Thousands in 'indefinite detention' in Cook County Jail because they can't afford bond

An ABC7 I-Team Investigation

ByChuck Goudie and Barb Markoff WLS logo
Thursday, October 13, 2016
Thousands in 'indefinite detention' in Cook Co. because they can't afford bond
Thousands in 'indefinite detention' in Cook Co. because they can't afford bondHuman rights advocates say poor people are being denied justice because they can't afford bond, a mass incarceration that includes thousands in Cook County Jail.

CHICAGO (WLS) -- Human rights advocates say poor people are being denied justice because they can't afford bond, a mass incarceration that includes thousands of defendants in Cook County Jail.

Fifteen million people are locked up every year in the U.S. on criminal charges. For many it is "indefinite detention" because they spend years just waiting to go to trial. Activists call this mass incarceration a human rights crisis, and say Cook County is one of the biggest offenders.

One single mother in Chicago has been behind bars for more than two years awaiting justice.

"I just want to go home and do better for myself," said Bianca Young, Cook County inmate.

Bianca Young has spent 779 nights in Cook County Jail. The 25-year-old single mother grew up in Chicago's Austin neighborhood on the West Side. But it was a night on the Near North Side that got her in trouble.

In August 2014, Young went to a River North nightclub with three men. After leaving the club, there was a fight. Two people were shot; one of them died. Surveillance video shows Young getting in her car just before the shooting started.

Chuck Goudie: "Could you have avoided being in this position?"

Bianca Young: "Um, I don't think I could have avoided it because I didn't know it was going to happen."

Nevertheless, Young was charged with murder, attempted murder and disrupting the peace.

Young had a 3-year-old daughter at home, a job and no prior convictions.

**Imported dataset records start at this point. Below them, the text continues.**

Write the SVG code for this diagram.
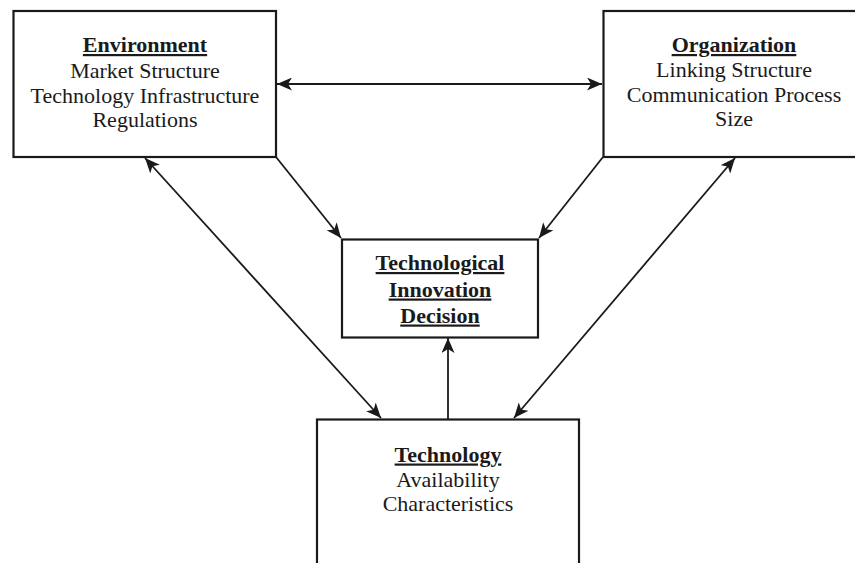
<svg xmlns="http://www.w3.org/2000/svg" width="855" height="563" viewBox="0 0 855 563">
<defs>
<style>
.box{fill:#fff;stroke:#1a1a1a;stroke-width:2.2}
.t{font-family:"Liberation Serif","Times New Roman",serif;font-size:22px;fill:#1a1a1a;text-anchor:middle}
.h{font-weight:bold;text-decoration:underline}
.c{fill:none;stroke:#1a1a1a;stroke-width:1.8}
</style>
<marker id="ah" viewBox="0 0 15 13" refX="15" refY="6.5" markerWidth="15" markerHeight="13" markerUnits="userSpaceOnUse" orient="auto-start-reverse">
<path d="M0,0 L15,6.5 L0,13 L4,6.5 Z" fill="#1a1a1a"/>
</marker>
</defs>
<rect width="855" height="563" fill="#fff"/>
<g id="connectors">
<line class="c" x1="277" y1="84" x2="602" y2="84" marker-start="url(#ah)" marker-end="url(#ah)"/>
<line class="c" x1="276" y1="157" x2="341" y2="238" marker-end="url(#ah)"/>
<line class="c" x1="603" y1="157" x2="539" y2="238" marker-end="url(#ah)"/>
<line class="c" x1="145" y1="158" x2="381" y2="418" marker-start="url(#ah)" marker-end="url(#ah)"/>
<line class="c" x1="735" y1="158" x2="514" y2="418" marker-start="url(#ah)" marker-end="url(#ah)"/>
<line class="c" x1="448" y1="419" x2="448" y2="338" marker-end="url(#ah)"/>
</g>
<g id="environment">
<rect class="box" x="13.5" y="11" width="262.5" height="146"/>
<text class="t h" x="145" y="52">Environment</text>
<text class="t" x="145" y="78">Market Structure</text>
<text class="t" x="145" y="102.5">Technology Infrastructure</text>
<text class="t" x="145" y="127">Regulations</text>
</g>
<g id="organization">
<rect class="box" x="603.5" y="11" width="263" height="146"/>
<text class="t h" x="734" y="52">Organization</text>
<text class="t" x="734" y="77">Linking Structure</text>
<text class="t" x="734" y="101.5">Communication Process</text>
<text class="t" x="734" y="126">Size</text>
</g>
<g id="decision">
<rect class="box" x="342" y="239.5" width="196" height="98"/>
<text class="t h" x="440" y="270">Technological</text>
<text class="t h" x="440" y="296.5">Innovation</text>
<text class="t h" x="440" y="322.5">Decision</text>
</g>
<g id="technology">
<rect class="box" x="317" y="419.5" width="262" height="160"/>
<text class="t h" x="448" y="461.5">Technology</text>
<text class="t" x="448" y="486.5">Availability</text>
<text class="t" x="448" y="511">Characteristics</text>
</g>
</svg>
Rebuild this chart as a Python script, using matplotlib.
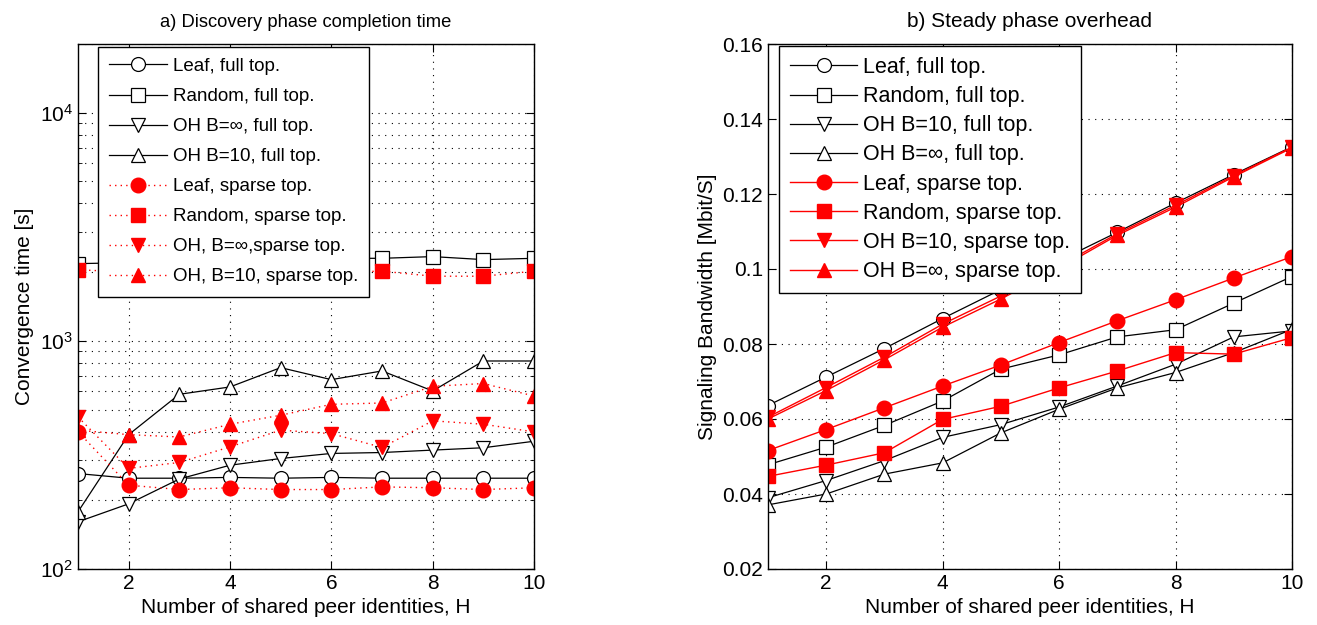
import numpy as np
import matplotlib
matplotlib.use("Agg")
import matplotlib.pyplot as plt
from matplotlib.ticker import FixedLocator, FormatStrFormatter, LogLocator, NullFormatter

plt.rcParams['font.family'] = ['Liberation Sans', 'DejaVu Sans']
plt.rcParams['mathtext.default'] = 'regular'

H = np.arange(1, 11)

# a) discovery phase completion time [s]
conv_leaf_full = [262, 250, 250, 252, 250, 252, 250, 250, 250, 250]
conv_rand_full = [2180, 2200, 2250, 2250, 2300, 2300, 2300, 2340, 2270, 2300]
conv_ohinf_full = [161, 193, 248, 285, 305, 321, 324, 332, 340, 363]
conv_oh10_full = [178, 388, 583, 628, 763, 676, 738, 603, 816, 816]
conv_leaf_sparse = [400, 233, 223, 227, 223, 223, 229, 227, 223, 227]
conv_rand_sparse = [2050, 2000, 2000, 2000, 2000, 2000, 2020, 1920, 1920, 2020]
conv_ohinf_sparse = [464, 276, 293, 343, 406, 392, 341, 446, 431, 399]
conv_oh10_sparse = [406, 388, 379, 431, 472, 527, 534, 632, 650, 573]

# b) steady phase overhead [Mbit/s]
bw_leaf_full = [0.0636, 0.0712, 0.0788, 0.0868, 0.0945, 0.1022, 0.1098, 0.1176, 0.1252, 0.1326]
bw_rand_full = [0.0478, 0.0525, 0.0583, 0.0648, 0.0733, 0.0771, 0.0819, 0.0838, 0.0909, 0.0980]
bw_oh10_full = [0.0390, 0.0436, 0.0489, 0.0551, 0.0585, 0.0632, 0.0688, 0.0746, 0.0819, 0.0835]
bw_ohinf_full = [0.0371, 0.0400, 0.0453, 0.0483, 0.0563, 0.0626, 0.0683, 0.0724, 0.0777, 0.0839]
bw_leaf_sparse = [0.0516, 0.0572, 0.0630, 0.0688, 0.0744, 0.0804, 0.0862, 0.0918, 0.0976, 0.1033]
bw_rand_sparse = [0.0447, 0.0477, 0.0510, 0.0599, 0.0634, 0.0683, 0.0728, 0.0777, 0.0773, 0.0817]
bw_oh10_sparse = [0.0605, 0.0684, 0.0765, 0.0853, 0.0928, 0.1008, 0.1094, 0.1170, 0.1249, 0.1325]
bw_ohinf_sparse = [0.0600, 0.0676, 0.0758, 0.0845, 0.0920, 0.1002, 0.1090, 0.1165, 0.1246, 0.1323]

labels_a = ["Leaf, full top.", "Random, full top.", "OH B=\u221e, full top.", "OH B=10, full top.",
            "Leaf, sparse top.", "Random, sparse top.", "OH, B=\u221e,sparse top.", "OH, B=10, sparse top."]
labels_b = ["Leaf, full top.", "Random, full top.", "OH B=10, full top.", "OH B=\u221e, full top.",
            "Leaf, sparse top.", "Random, sparse top.", "OH B=10, sparse top.", "OH B=\u221e, sparse top."]

fig = plt.figure(figsize=(13.17, 6.25), dpi=100)
ax1 = fig.add_axes([0.0592, 0.0896, 0.3463, 0.8400])
ax2 = fig.add_axes([0.5831, 0.0896, 0.3979, 0.8400])

open_kw = dict(color='k', lw=0.9, mfc='white', mec='k', mew=0.9, ms=10)


def style_axes(ax):
    ax.tick_params(which='both', direction='in', top=True, right=True, labelsize=15)
    ax.tick_params(which='major', length=6)
    ax.tick_params(which='minor', length=3)
    for s in ax.spines.values():
        s.set_linewidth(1.0)
    ax.set_xlim(1, 10)
    ax.xaxis.set_major_locator(FixedLocator([2, 4, 6, 8, 10]))
    ax.set_xlabel("Number of shared peer identities, H", fontsize=15, labelpad=4)


# left panel
ax1.set_yscale('log')
ax1.plot(H, conv_leaf_full, marker='o', label=labels_a[0], **open_kw)
ax1.plot(H, conv_rand_full, marker='s', label=labels_a[1], **open_kw)
ax1.plot(H, conv_ohinf_full, marker='v', label=labels_a[2], **open_kw)
ax1.plot(H, conv_oh10_full, marker='^', label=labels_a[3], **open_kw)
red_dot = dict(color='red', ls=(0, (1, 3)), lw=1.0, mfc='red', mec='red', ms=10.5)
ax1.plot(H, conv_leaf_sparse, marker='o', label=labels_a[4], **red_dot)
ax1.plot(H, conv_rand_sparse, marker='s', label=labels_a[5], **red_dot)
ax1.plot(H, conv_ohinf_sparse, marker='v', label=labels_a[6], **red_dot)
ax1.plot(H, conv_oh10_sparse, marker='^', label=labels_a[7], **red_dot)
ax1.set_ylim(100, 2e4)
ax1.yaxis.set_major_locator(LogLocator(base=10, numticks=10))
ax1.yaxis.set_minor_locator(LogLocator(base=10, subs=np.arange(2, 10), numticks=20))
ax1.yaxis.set_minor_formatter(NullFormatter())
style_axes(ax1)
ax1.grid(True, which='major', color='k', ls=(0, (1, 5)), lw=0.8)
ax1.grid(True, which='minor', axis='y', color='k', ls=(0, (1, 5)), lw=0.8)
ax1.set_ylabel("Convergence time [s]", fontsize=15)
ax1.set_title("a) Discovery phase completion time", fontsize=13.2, pad=12)
ax1.legend(loc='upper left', bbox_to_anchor=(0.043, 0.995), borderaxespad=0, fontsize=13.5,
           handlelength=3.1, handletextpad=0.3, labelspacing=0.69, borderpad=0.6,
           fancybox=False, edgecolor='k', framealpha=1)

# right panel
ax2.plot(H, bw_leaf_full, marker='o', label=labels_b[0], **open_kw)
ax2.plot(H, bw_rand_full, marker='s', label=labels_b[1], **open_kw)
ax2.plot(H, bw_oh10_full, marker='v', label=labels_b[2], **open_kw)
ax2.plot(H, bw_ohinf_full, marker='^', label=labels_b[3], **open_kw)
red_solid = dict(color='red', lw=1.0, mfc='red', mec='red', ms=10.5)
ax2.plot(H, bw_leaf_sparse, marker='o', label=labels_b[4], **red_solid)
ax2.plot(H, bw_rand_sparse, marker='s', label=labels_b[5], **red_solid)
ax2.plot(H, bw_oh10_sparse, marker='v', label=labels_b[6], **red_solid)
ax2.plot(H, bw_ohinf_sparse, marker='^', label=labels_b[7], **red_solid)
ax2.set_ylim(0.02, 0.16)
ax2.yaxis.set_major_locator(FixedLocator(np.arange(0.02, 0.161, 0.02)))
ax2.yaxis.set_major_formatter(FormatStrFormatter('%g'))
style_axes(ax2)
ax2.grid(True, which='major', color='k', ls=(0, (1, 5)), lw=0.8)
ax2.set_ylabel("Signaling Bandwidth [Mbit/S]", fontsize=15)
ax2.set_title("b) Steady phase overhead", fontsize=15, pad=12)
ax2.legend(loc='upper left', bbox_to_anchor=(0.022, 0.996), borderaxespad=0, fontsize=15.5,
           handlelength=3.1, handletextpad=0.3, labelspacing=0.38, borderpad=0.5,
           fancybox=False, edgecolor='k', framealpha=1)

fig.savefig("out.png", dpi=100)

Bond was still set at $1 million and eventually reduced to $250,000.

"The judge, he knew I couldn't pay that. I mean, thank you for the bond reduction but where I come from we don't have that type of money," she said.

She is not alone. The I-Team has learned 92 percent of the inmates in Cook County Jail have not been convicted of the crime they are charged with, compared with 60 percent nationally. Instead they are here waiting, many times for years, to go on trial.

"And the majority of those people who are pre-trial, at least two-thirds of them have money bonds, so they would be eligible for release if they had sufficient money to pay those bonds. It means we are punishing people because they are poor," said Sharlyn Grace, Chicago Appleseed Fund for Justice.

Max Suchan of the Chicago Community Bond Fund said bond hearings are too fast and incomplete.

"The average bond court hearing, according to recent study, was 37 seconds," Suchan said.

His organization is working to eliminate money bonds in Illinois.

"They're making really quick decisions that completely impact what's going to happen with the case," he said.

Suchan said legal research shows people who are out on bond have better legal outcomes in their cases.

"The pretrial detention helps unravel the fabric of families and communities," said Suchan.

"It's been kind of rough, you know, she wake up at night crying, ya know, wanting her mother," said Clay Young, Bianca's grandfather, of her daughter.

Young's grandfather and family have cared for her daughter Kimora while she has been in jail. She missed two of her birthdays waiting for a trial date. Her attorney for her first year and a half behind bars was an assistant public defender.

"She was telling me you're facing 75 years, she didn't really care. She never brought me paperwork, no statement, no nothing," Young said.

Last December, Eric Sussman and Emily Seymore of the Paul Hastings Law Firm took on the case at no cost.

"They came in and did everything a lawyer is supposed to do," said Young.

Young finally got a trial date and was acquitted last month of the two murder charges, convicted only of felony disrupting the peace.

"She's served significantly more time than she would have served sentenced for what she was convicted of," said Grace.

"No one is going to give her those two years of her life back," said Suchan.

Young said she is not bitter and never gave up hope, and that her new attorneys made the difference in her case.

"It's good to know that people there that really care. They didn't have to do it, but they did," she said.

Late Wednesday afternoon Young's attorneys filed a motion asking for her to be acquitted of the one felony she was convicted of, or alternatively give her a new trial. Young is scheduled to be sentenced on Monday.